Darkness came with nightfall, and the tide of cold air followed the sun. I drifted into the music and beyond it, feeling the versions of myself within and outside the festival merging. Into the night again, through dancefloors and fairgrounds, diners and discos, woodland and fields, departing and regrouping with friends. With stiff backs, sun-kissed skin, and electricity coursing through our bodies, we started settling down towards dawn. Cross-legged and bundled into a pocket of heat on the ground, friendly chaos swirling all around us, we told stories, laughing to the sky.
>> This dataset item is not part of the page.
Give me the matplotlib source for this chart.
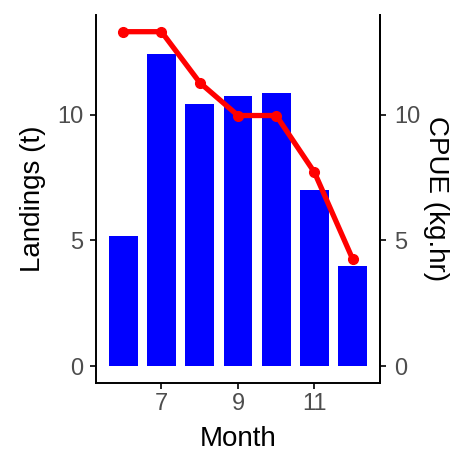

We took the longer route on our last walk home past the stone circle. People were scattered in groups on the ground, spilling out from the centre of the megalith, chatting, attentive, and blissful. Smoke rose thinly from fires into a mist hovering over the field. Percussions from a couple of portable speakers underlaying the closing scene of the festival.

Above, the clouds had parted through the night to reveal a vast cathedral of a sky, bright blue against the glistening morning grass. A grand sweep of crystallised ice arced from horizon to horizon. Sunbeams tickled atoms from the top of the atmosphere down, turning the highest clouds magenta-pink and an aeroplane into a streaking comet. Breaking the horizon, gold-silver light slipped instantly down the hillside and into our eyes. 

Swallows performed their acrobatics over the tent-tops as we approached camp for the final time. The earth absorbed energy from the first touch of light onwards, returning warmth to the air. Convective swirls of heat rose and strengthened, building height and breaking through into the residual layer of daytime air lofted up by the cold, disposing of a dirty breath of air from the night. 

We woke Monday morning to the patter of rain on canvas. Squares of ghostly-yellow grass filled the field between the scattering of tents remaining. The gulls were descending, squabbling over piles of rubbish.